Time series forecasting plays a pivotal role in critical domains such as energy management and financial markets. Through systematic experimentation, we reveal a counterintuitive phenomenon: appropriately truncating historical data can paradoxically enhance prediction accuracy, indicating that existing models learn substantial redundant features during training. Building upon information bottleneck theory, we propose AMRC, which features two core components:
- Adaptive Masking Loss (AML): Dynamically identifies highly discriminative temporal segments to guide gradient descent
- Embedding Similarity Penalty (ESP): Stabilizes mapping relationships among inputs, labels, and predictions
Our analysis challenges the prevailing "long-sequence information gain hypothesis" in time series forecasting. Through extensive experiments across multiple benchmarks (Table 1 in paper), we demonstrate that:
- Over 50% of samples exhibit improved predictive performance when input sequences are optimally masked
- This phenomenon is architecture-agnostic, manifesting in both Transformer-based (iTransformer, PatchTST) and MLP-based models (TSMixer, SOFTS)
- The improvement is consistent across diverse datasets with varying temporal characteristics
According to Information Bottleneck (IB) Theory, a neural network functions as a bottleneck that compresses input information during feature extraction. For time series forecasting, the objective can be formulated as:
max I(Z; Y) - β I(Z; X)
Where:
Z: Latent representationY: Prediction targetX: Input sequenceI(·,·): Mutual informationβ: Trade-off parameter
Current models focus primarily on maximizing I(Z; Y) but fail to explicitly minimize I(Z; X), leading to redundant feature retention.
Through t-SNE visualization analysis, we observe that:
- Input embeddings maintain natural dispersion patterns
- Model representations exhibit abnormal clustering despite diverse labels
- This concentration indicates encoding of task-irrelevant features that distort input-output mappings
AML addresses redundancy by guiding the encoder toward minimal sufficient representations:
- Stochastic Mask Sampling: Generate m masked variants by randomly sampling mask indices
- Optimal Selection: Identify the mask that minimizes prediction loss
- Representation Alignment: Minimize distance between original and optimal masked representations
L_AML = β · ||Z - Z_k*||²
Where Z_k* represents the encoder output from the optimally masked input.

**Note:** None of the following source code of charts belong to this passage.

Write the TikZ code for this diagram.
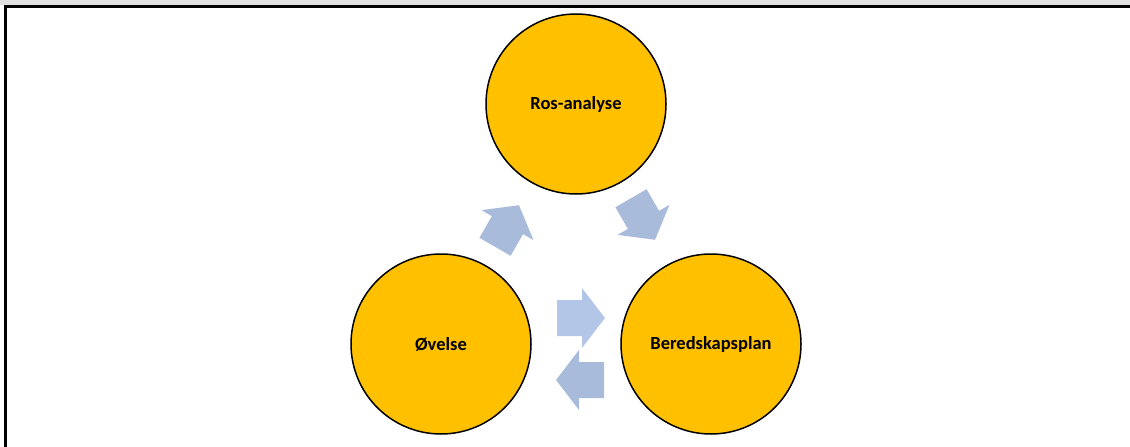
\documentclass[tikz,border=0pt]{standalone}
\usepackage{fontspec}
\setmainfont{Carlito}
\begin{document}
\begin{tikzpicture}[x=1pt,y=-1pt,
  phase/.style={circle,draw=black,line width=1.5pt,fill=ringfill,minimum size=180pt,inner sep=0pt,font=\bfseries\fontsize{18.5}{22}\selectfont},
  blockarrow/.style={fill=arrowfill,draw=none},
  lightarrow/.style={fill=arrowlight,draw=none}]
\definecolor{ringfill}{HTML}{FFC000}
\definecolor{arrowfill}{HTML}{A9BBDB}
\definecolor{arrowlight}{HTML}{B4C6E7}
\definecolor{stripgray}{HTML}{E0E0E0}
\useasboundingbox (0,0) rectangle (1130,447);
% frame
\fill[stripgray] (0,0) rectangle (1130,5);
\fill[black] (4,5) rectangle (1130,7.5);
\fill[black] (4,5) rectangle (6.5,447);
% circles
\node[phase] (ros) at (576,104) {Ros-analyse};
\node[phase] (ovelse) at (441,344) {Øvelse};
\node[phase] (bered) at (711,344) {Beredskapsplan};
% arrow anchor points
\coordinate (a1) at (507,226);
\coordinate (a2) at (643,219);
\coordinate (a3) at (581,318);
\coordinate (a4) at (580,380);
\newcommand\blockarr[3]{%
  \begin{scope}[shift={(#1)},rotate=#2]
    \fill[#3] (-24,-18) -- (1,-18) -- (1,-30) -- (24,0) -- (1,30) -- (1,18) -- (-24,18) -- cycle;
  \end{scope}}
\blockarr{a1}{60}{blockarrow}
\blockarr{a2}{-60}{blockarrow}
\blockarr{a3}{0}{lightarrow}
\blockarr{a4}{180}{blockarrow}
\end{tikzpicture}
\end{document}
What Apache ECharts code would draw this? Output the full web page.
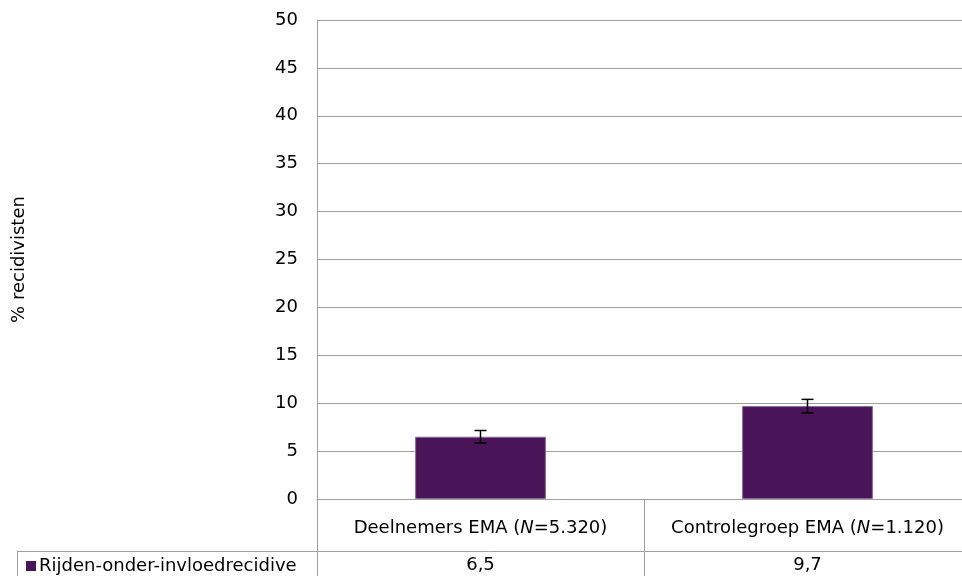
<!DOCTYPE html>
<html>
<head>
<meta charset="utf-8">
<script src="https://cdn.jsdelivr.net/npm/echarts@6/dist/echarts.min.js"></script>
<style>
html,body{margin:0;padding:0;background:#fff;}
#chart{width:962px;height:576px;}
</style>
</head>
<body>
<div id="chart"></div>
<script>
var groupNames = ['Deelnemers EMA', 'Controlegroep EMA'];
var groupN = ['5.320', '1.120'];
var seriesName = 'Rijden-onder-invloedrecidive';
var values = [6.5, 9.7];
var errLow = [5.85, 9.0];
var errHigh = [7.15, 10.4];
var yTicks = [0, 5, 10, 15, 20, 25, 30, 35, 40, 45, 50];
var yTitle = '% recidivisten';

var FONT = 'DejaVu Sans';
var chart = echarts.init(document.getElementById('chart'));

var option = {
  backgroundColor: '#fff',
  animation: false,
  textStyle: { fontFamily: FONT },
  grid: { left: 317, top: 20, width: 654, bottom: 77, containLabel: false, outerBoundsMode: 'none' },
  legend: {
    data: [seriesName],
    left: 21, top: 552,
    icon: 'rect', itemWidth: 10, itemHeight: 10, itemGap: 5,
    itemStyle: { borderWidth: 0 },
    textStyle: { fontFamily: FONT, fontSize: 18, color: '#000', padding: [0, 0, 0, -2] }
  },
  xAxis: [{
    type: 'category',
    data: groupNames,
    axisLine: { show: true, lineStyle: { color: '#a0a0a0', width: 1 } },
    axisTick: { show: true, interval: 0, length: 77, inside: false, lineStyle: { color: '#a0a0a0', width: 1 } },
    axisLabel: {
      interval: 0,
      margin: 20,
      fontFamily: FONT, fontSize: 18, color: '#000',
      formatter: function (v, i) { return v + ' ({i|N}=' + groupN[i] + ')'; },
      rich: { i: { fontStyle: 'italic', fontFamily: FONT, fontSize: 18, color: '#000' } }
    }
  }, {
    type: 'category',
    data: groupNames,
    position: 'bottom',
    axisLine: { show: false },
    axisTick: { show: false },
    axisLabel: {
      interval: 0,
      margin: 57,
      fontFamily: FONT, fontSize: 18, color: '#000',
      formatter: function (v, i) { return String(values[i]).replace('.', ','); }
    }
  }],
  yAxis: {
    type: 'value',
    min: yTicks[0], max: yTicks[yTicks.length - 1], interval: yTicks[1] - yTicks[0],
    name: yTitle,
    nameLocation: 'middle',
    nameRotate: 90,
    nameGap: 289,
    nameTextStyle: { fontFamily: FONT, fontSize: 18, color: '#000' },
    axisLine: { show: true, lineStyle: { color: '#a0a0a0', width: 1 } },
    axisTick: { show: false },
    axisLabel: { margin: 19, fontFamily: FONT, fontSize: 18, color: '#000' },
    splitLine: { show: true, lineStyle: { color: '#a0a0a0', width: 1 } }
  },
  series: [{
    name: seriesName,
    type: 'bar',
    data: values,
    barWidth: '40%',
    itemStyle: { color: '#4a1558', borderColor: '#8a6a9a', borderWidth: 1 }
  }, {
    type: 'custom',
    name: 'err',
    data: values.map(function (v, i) { return [i, errLow[i], errHigh[i]]; }),
    z: 10,
    renderItem: function (params, api) {
      var lo = api.coord([api.value(0), api.value(1)]);
      var hi = api.coord([api.value(0), api.value(2)]);
      var hw = 6;
      var st = { stroke: '#000', lineWidth: 1.5 };
      return {
        type: 'group',
        children: [
          { type: 'line', shape: { x1: hi[0], y1: hi[1], x2: lo[0], y2: lo[1] }, style: st },
          { type: 'line', shape: { x1: hi[0] - hw, y1: hi[1], x2: hi[0] + hw, y2: hi[1] }, style: st },
          { type: 'line', shape: { x1: lo[0] - hw, y1: lo[1], x2: lo[0] + hw, y2: lo[1] }, style: st }
        ]
      };
    }
  }],
  graphic: [
    { type: 'line', shape: { x1: 17, y1: 551.5, x2: 962, y2: 551.5 }, style: { stroke: '#a0a0a0', lineWidth: 1 } },
    { type: 'line', shape: { x1: 17.5, y1: 551, x2: 17.5, y2: 576 }, style: { stroke: '#a0a0a0', lineWidth: 1 } }
  ]
};
chart.setOption(option);
</script>
</body>
</html>
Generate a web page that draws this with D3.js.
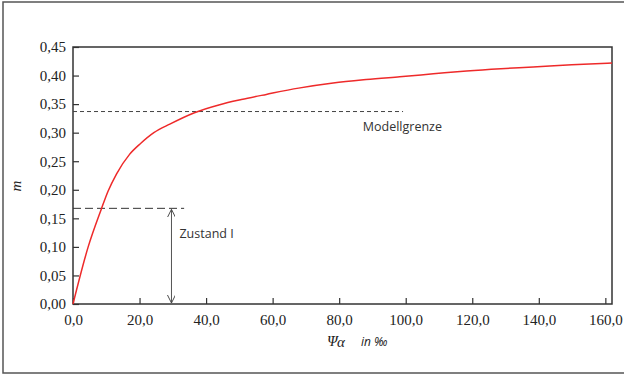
<!DOCTYPE html>
<html>
<head>
<meta charset="utf-8">
<script src="https://cdn.jsdelivr.net/npm/d3@7"></script>
<style>
  body { margin: 0; background: #fff; }
</style>
</head>
<body>
<svg width="624" height="378"></svg>
<script>
// values
const psiValues = [0, 4.56, 8.5, 10.5, 13.1, 17.0, 20.3, 24.3, 29.1, 36.5, 44.1, 50.6, 58.1, 67.8, 78.2, 88.1, 98.2, 108.3, 118.3, 128.6, 138.3, 149.9, 162];
const mValues   = [0, 0.10, 0.166, 0.197, 0.228, 0.262, 0.281, 0.300, 0.315, 0.335, 0.349, 0.358, 0.367, 0.378, 0.387, 0.393, 0.398, 0.403, 0.408, 0.412, 0.415, 0.419, 0.422];
const xTicks = [0, 20, 40, 60, 80, 100, 120, 140, 160];
const yTicks = [0, 0.05, 0.10, 0.15, 0.20, 0.25, 0.30, 0.35, 0.40, 0.45];
const modellgrenze = { m: 0.337, psiEnd: 99.2 };
const zustand = { m: 0.1675, psiEnd: 33.4, psiArrow: 29.6 };

const margin = { left: 73, right: 12, top: 47, bottom: 74 };
const svg = d3.select('svg');
const width = +svg.attr('width');
const height = +svg.attr('height');
const innerWidth = width - margin.left - margin.right;
const innerHeight = height - margin.top - margin.bottom;

// outer frame (right edge runs off the picture)
svg.append('rect')
  .attr('x', 3).attr('y', 2)
  .attr('width', 630).attr('height', 371)
  .attr('fill', 'none')
  .attr('stroke', '#555')
  .attr('stroke-width', 1.5);

const g = svg.append('g')
  .attr('transform', `translate(${margin.left},${margin.top})`);

// the frame runs a little past the 160 tick
const xScale = d3.scaleLinear().domain([0, 162]).range([0, innerWidth]);
const yScale = d3.scaleLinear().domain([0, 0.45]).range([innerHeight, 0]);

const fmt = d => d3.format('.1f')(d).replace('.', ',');
const fmtY = d => d3.format('.2f')(d).replace('.', ',');

const xAxis = d3.axisBottom(xScale)
  .tickValues(xTicks)
  .tickSize(-6)
  .tickPadding(10)
  .tickFormat(fmt);
const yAxis = d3.axisLeft(yScale)
  .tickValues(yTicks)
  .tickSize(-6)
  .tickPadding(7)
  .tickFormat(fmtY);

const xAxisG = g.append('g')
  .attr('transform', `translate(0,${innerHeight})`)
  .call(xAxis);
const yAxisG = g.append('g').call(yAxis);
[xAxisG, yAxisG].forEach(a => {
  a.select('.domain').remove();
  a.selectAll('.tick line').attr('stroke', '#333').attr('stroke-width', 1.2);
  a.selectAll('.tick text')
    .attr('fill', '#222')
    .style('font-family', '"Liberation Serif", "DejaVu Serif", serif')
    .style('font-size', '15px');
});

// plot frame
g.append('rect')
  .attr('width', innerWidth).attr('height', innerHeight)
  .attr('fill', 'none')
  .attr('stroke', '#333')
  .attr('stroke-width', 1.5);

// Modellgrenze
g.append('line')
  .attr('x1', 0).attr('x2', xScale(modellgrenze.psiEnd))
  .attr('y1', yScale(modellgrenze.m)).attr('y2', yScale(modellgrenze.m))
  .attr('stroke', '#444').attr('stroke-width', 1)
  .attr('stroke-dasharray', '4,3');
g.append('text')
  .attr('x', xScale(99)).attr('y', yScale(modellgrenze.m) + 19)
  .attr('text-anchor', 'middle')
  .attr('font-family', '"Open Sans", sans-serif')
  .attr('font-size', 12.5)
  .attr('fill', '#333')
  .text('Modellgrenze');

// Zustand I
g.append('line')
  .attr('x1', 0).attr('x2', xScale(zustand.psiEnd))
  .attr('y1', yScale(zustand.m)).attr('y2', yScale(zustand.m))
  .attr('stroke', '#333').attr('stroke-width', 1)
  .attr('stroke-dasharray', '8,4');

const defs = svg.append('defs');
defs.append('marker')
  .attr('id', 'arr')
  .attr('viewBox', '0 0 10 10')
  .attr('refX', 10).attr('refY', 5)
  .attr('markerWidth', 8).attr('markerHeight', 8)
  .attr('markerUnits', 'userSpaceOnUse')
  .attr('orient', 'auto-start-reverse')
  .append('path')
  .attr('d', 'M0,0 L10,5 L0,10')
  .attr('fill', 'none')
  .attr('stroke', '#444')
  .attr('stroke-width', 1.2);

g.append('line')
  .attr('x1', xScale(zustand.psiArrow)).attr('x2', xScale(zustand.psiArrow))
  .attr('y1', yScale(zustand.m) + 1).attr('y2', yScale(0) - 1)
  .attr('stroke', '#555').attr('stroke-width', 1)
  .attr('marker-start', 'url(#arr)')
  .attr('marker-end', 'url(#arr)');
g.append('text')
  .attr('x', xScale(zustand.psiArrow) + 8).attr('y', yScale(0.12) + 3)
  .attr('font-family', '"Open Sans", sans-serif')
  .attr('font-size', 12.5)
  .attr('fill', '#333')
  .text('Zustand I');

// curve
const data = psiValues.map((p, i) => ({ psi: p, m: mValues[i] }));
const line = d3.line()
  .x(d => xScale(d.psi))
  .y(d => yScale(d.m))
  .curve(d3.curveMonotoneX);
g.append('path')
  .datum(data)
  .attr('d', line)
  .attr('fill', 'none')
  .attr('stroke', '#ee2a2a')
  .attr('stroke-width', 1.5);

// axis titles
const xt = svg.append('text')
  .attr('x', 327).attr('y', 346)
  .attr('fill', '#222')
  .attr('font-style', 'italic');
xt.append('tspan')
  .attr('font-family', '"Liberation Serif", serif')
  .attr('font-size', 15)
  .text('Ψ');
xt.append('tspan')
  .attr('font-family', '"Liberation Serif", serif')
  .attr('font-size', 15)
  .attr('dy', 1)
  .text('α');
xt.append('tspan')
  .attr('x', 361).attr('dy', -1)
  .attr('font-family', '"Open Sans", sans-serif')
  .attr('font-size', 12)
  .text('in ‰');

svg.append('text')
  .attr('transform', 'translate(21,186) rotate(-90)')
  .attr('text-anchor', 'middle')
  .attr('font-family', '"Liberation Serif", serif')
  .attr('font-style', 'italic')
  .attr('font-size', 15)
  .attr('fill', '#222')
  .text('m');
</script>
</body>
</html>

ESP enforces geometric consistency between embedding and output spaces:
L_ESP = (1/n²) ∑∑ |Δ_E^ij - Δ_O^ij|
Where:
Δ_E^ij: Normalized pairwise distances in embedding spaceΔ_O^ij: Normalized pairwise distances in output space
The final training objective integrates both components:
L_total = L_pred + λ_AML · L_AML + λ_ESP · L_ESP
- ETT (Electricity Transformer Temperature): ETTh1, ETTh2, ETTm1, ETTm2
- Solar-Energy: 137-channel solar power production data
- Electricity: Hourly electricity consumption
- Weather: 21-channel meteorological data
-
Consistent Performance Gains: AMRC achieves improvements across all tested architectures
- Average MSE reduction: 3-7% across different models
- More pronounced on datasets with strong temporal redundancy
-
Architecture Agnostic: Effective on diverse model families
- Transformer-based: iTransformer, PatchTST
- MLP-based: TSMixer, SOFTS, TimeMixer
-
Redundancy Reduction: Post-training analysis shows
- Decreased susceptibility to input masking (Ratio* < Ratio)
- More robust feature representations
- PyTorch >= 1.10
- NumPy, Pandas, scikit-learn
- Model-specific dependencies (see individual model directories)
AMRC is designed as a plug-and-play training framework that can be integrated into existing time series forecasting models without architectural modifications. The implementation follows these principles:
- Non-invasive: No changes to model architecture required
- Flexible: Hyperparameters λ_AML and λ_ESP can be tuned per dataset
- Efficient: Minimal computational overhead during training
SOFTS_exp/
├── iTransformer/ # iTransformer with AMRC integration
├── PatchTST/ # PatchTST with AMRC integration
├── TimeMixer/ # TimeMixer with AMRC integration
├── TSMixer/ # TSMixer with AMRC integration
└── SOFTS/ # SOFTS baseline implementation
- Computational Overhead: AML requires m additional forward passes per batch
- High-Dimensional Challenges: ESP effectiveness diminishes in very high-dimensional embedding spaces
- Approximation Bounds: Optimal mask selection is limited by sampling size m
This research investigates a fundamental but overlooked aspect of time series forecasting: the detrimental effects of redundant feature learning. By introducing AMRC, we provide both theoretical insights and practical solutions for improving forecasting accuracy through redundancy suppression.
Note: Due to ongoing code refinement and validation, specific implementation details and usage instructions will be updated upon publication. The theoretical framework and experimental results presented here represent the core contributions of our work.